Aujourd'hui, cette équipe d'une douzaine de personnes, travaille plus particulièrement sur "CD36", une molécule que les chercheurs appellent un "récepteur/transporteur". Isolée pour la première fois dans le tissu adipeux, cette molécule ces chercheurs l'ont retrouvé au niveau de l'intestin et plus récemment dans les papilles gustatives de souris. "CD36 y joue un rôle inédit, celui de lipido-récepteur gustatif", s'enthousiasme Philippe Besnard qui ajoute: "Ce qui est passionnant c'est que le CD36 lingual joue un rôle important dans le comportement alimentaire. Il est en effet impliqué dans la préférence spontanée pour les lipides chez la souris". D'où les travaux développés par cette équipe qui visent à comprendre comment fonctionne cette protéine, que ce soit au niveau lingual et intestinal, mais aussi du cerveau. Aussi s'est-elle lancée notamment dans le développement d'un projet baptisé "SensoFAT", labellisé par le pôle de compétitivité vitagora et financé par l'ANR (Agence Nationale de la Recherche).
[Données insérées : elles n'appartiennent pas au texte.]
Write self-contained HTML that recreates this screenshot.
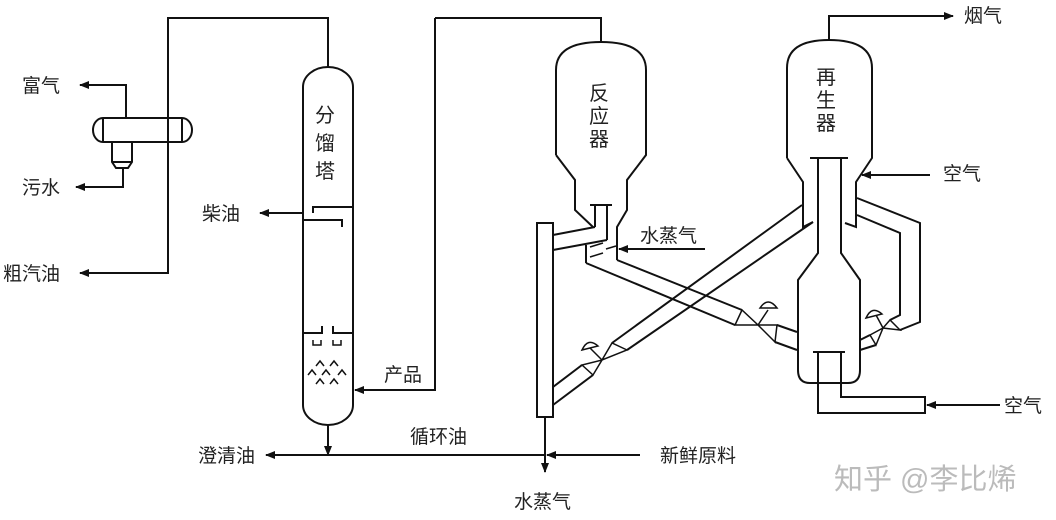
<!DOCTYPE html>
<html><head><meta charset="utf-8"><style>
html,body{margin:0;padding:0;background:#fff;}
svg{display:block;}
text{font-family:"Liberation Sans","Noto Sans CJK SC",sans-serif;font-size:19px;fill:#222;}
</style></head><body>
<svg width="1056" height="520" viewBox="0 0 1056 520" xmlns="http://www.w3.org/2000/svg">
<defs><marker id="a" markerWidth="10" markerHeight="8" refX="9" refY="4" orient="auto" markerUnits="userSpaceOnUse"><path d="M0,0 L10,4 L0,8 z" fill="#111"/></marker></defs>
<g fill="none" stroke="#111" stroke-width="2">
<path d="M303,87 A25,20 0 0 1 353,87 L353,405 A25,20 0 0 1 303,405 Z"/>
<path d="M328,68 V18 H168 V273 H80" marker-end="url(#a)"/>
<path d="M303,213 H260" marker-end="url(#a)"/>
<path d="M313,213 V207 H353 M303,220 H342 V227"/>
<path d="M303,333 H322 V326 M333,326 V333 H353"/>
<path d="M313,340 V345 H321 V340 M333,340 V345 H341 V340" stroke-width="1.5"/>
<g stroke-width="1.5"><path d="M316,366 l4,-5 l4,5 M330,366 l4,-5 l4,5 M308,375 l4,-5 l4,5 M322,375 l4,-5 l4,5 M338,375 l4,-5 l4,5 M316,384 l4,-5 l4,5 M330,384 l4,-5 l4,5"/></g>
<path d="M103,118 H182 A10,12 0 0 1 182,142 H103 A10,12 0 0 1 103,118 Z M103,118 V142 M182,118 V142"/>
<path d="M112,142 V162 L116,168 H128 L132,162 V142 M112,162 H132"/>
<path d="M126,118 V85 H80" marker-end="url(#a)"/>
<path d="M123,168 V187 H76" marker-end="url(#a)"/>
<path d="M435,18 H601 V42"/>
<path d="M435,18 V390 H355" marker-end="url(#a)"/>
<path d="M328,424 V455" marker-end="url(#a)"/>
<path d="M545,455 H266" marker-end="url(#a)"/>
<path d="M640,455 H547" marker-end="url(#a)"/>
<path d="M545,417 V472" marker-end="url(#a)"/>
<path d="M556,155 V70 Q556,42 601,42 Q646,42 646,70 V155 L627,180 V210 L617,227 V260"/>
<path d="M556,155 L575,180 V210 L593,227"/>
<path d="M590,205 H612 M595,205 V227 M607,205 V240"/>
<rect x="537" y="223" width="16" height="194"/>
<path d="M553,235 L595,227 M553,250 L607,240"/>
<path d="M586,245 V263"/>
<path d="M590,247 L603,243 M590,257 L603,253 M606,249 L616,246" stroke-width="1.5"/>
<path d="M705,249 H619" marker-end="url(#a)"/>
<path d="M617,260 L742,310 M586,263 L735,325"/>
<path d="M742,310 L735,325 L758,325 Z M777,325 L775,342 L758,325 Z" stroke-width="1.5"/>
<path d="M777,325 L797,332 M775,342 L797,350"/>
<path d="M758,325 L768,310 M760,308 Q768,296 777,308 Z" stroke-width="1.5"/>
<path d="M802,205 L612,343 M813,222 L627,350"/>
<path d="M627,350 L612,343 L602,360 Z M582,365 L593,375 L602,360 Z" stroke-width="1.5"/>
<path d="M582,365 L553,387 M593,375 L553,405"/>
<path d="M602,360 L590,348 M582,350 Q588,337 598,346 Z" stroke-width="1.5"/>
<path d="M787,158 V68 Q787,40 829,40 Q872,40 872,68 V158 L856,182 V227 L845,223"/>
<path d="M787,158 L803,182 V227 L813,222"/>
<path d="M829,40 V16 H953" marker-end="url(#a)"/>
<path d="M930,175 H862" marker-end="url(#a)"/>
<path d="M810,158 H848 M818,158 V253 L798,280 V370 Q798,383 810,383 H848 Q860,383 860,370 V280 L841,253 V158"/>
<path d="M813,352 H845 M818,352 V413 H925 V397 H841 V352"/>
<path d="M1000,405 H927" marker-end="url(#a)"/>
<path d="M857,198 L920,223 V322 L900,330 M857,215 L900,233 V315 L890,320"/>
<path d="M900,330 L890,320 L883,328 Z M870,335 L876,345 L883,328 Z" stroke-width="1.5"/>
<path d="M870,335 L860,340 M876,345 L860,350"/>
<path d="M883,328 L876,315 M866,318 Q872,305 882,314 Z" stroke-width="1.5"/>
</g>
<text x="315" y="122" style="font-size:20px">分</text>
<text x="315" y="150" style="font-size:20px">馏</text>
<text x="315" y="178" style="font-size:20px">塔</text>
<text x="589" y="100" style="font-size:20px">反</text>
<text x="589" y="123" style="font-size:20px">应</text>
<text x="589" y="146" style="font-size:20px">器</text>
<text x="816" y="84" style="font-size:20px">再</text>
<text x="816" y="107" style="font-size:20px">生</text>
<text x="816" y="130" style="font-size:20px">器</text>
<text x="22" y="92">富气</text>
<text x="22" y="194">污水</text>
<text x="3" y="280">粗汽油</text>
<text x="202" y="220">柴油</text>
<text x="384" y="381">产品</text>
<text x="198" y="462">澄清油</text>
<text x="410" y="443">循环油</text>
<text x="660" y="462">新鲜原料</text>
<text x="514" y="508">水蒸气</text>
<text x="640" y="242">水蒸气</text>
<text x="964" y="22">烟气</text>
<text x="943" y="180">空气</text>
<text x="1004" y="412">空气</text>
<text x="834" y="489" style="font-size:29px;fill:#bbb">知乎 @李比烯</text>
</svg>
</body></html>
De nombreuses collaborations internationales
Dans le cadre de ce projet, deux thèses sont en cours, l'une, financée par le Ministère de l'Enseignement Supérieur et de la Recherche, lancée dès septembre 2007, l'autre, financée par l'ANR, qui a démarré début 2008. "Que se passe-t-il au niveau du cerveau ? Qu'en est-il chez l'homme ? Telles sont les deux grandes questions actuelles auxquelles nous allons devoir répondre", résume le responsable de cette équipe de recherche. Or pour parvenir à des réponses dans le cadre de ce programme ambitieux, cette équipe, ne disposant pas de l'ensemble des compétences requises, à fait appel à celles d'autres chercheurs. Un consortium collaboratif a donc été créé avec quatre autres équipes françaises, celle Naïm Kahn de l'Université de Bourgogne, celle de Christophe Magnan de l'Université de Paris VII, celle de Philippe Frogel de l'Institut Pasteur de Lille, enfin celle de Gilles Mithieux de l'Université Lyon I.

Parallèlement, cette équipe a développé de nombreuses collaborations internationales, en relation notamment avec le rôle du CD36 au niveau intestinal. Pour autant, d'autres collaborations de ce type avec les laboratoires les plus en pointe sur le rôle du CD36 au niveau lingual chez l'homme pourraient être envisagées prochainement. "Si nous parvenons à démontrer qu'il existe chez l'homme un système oro-sensoriel CD36-dépendant identique à celui qui permet de détecter les lipides alimentaires chez l'animal et qu'il joue aussi un rôle dans ses choix alimentaires, notamment pour les acides gras, il sera alors possible d'imaginer le développement d'agonistes et d'antagonistes de ce récepteur dans le but d'agir sur ce comportement et de combattre les problèmes d'obésité", estime-t-il. Mais Philippe Besnard modère aussitôt notre enthousiasme en reconnaissant qu'un tel scénario reste aujourd'hui du domaine de la science-fiction. "Néanmoins, si nous disposons des moyens nécessaires, nous pouvons aller très vite", conclut-il.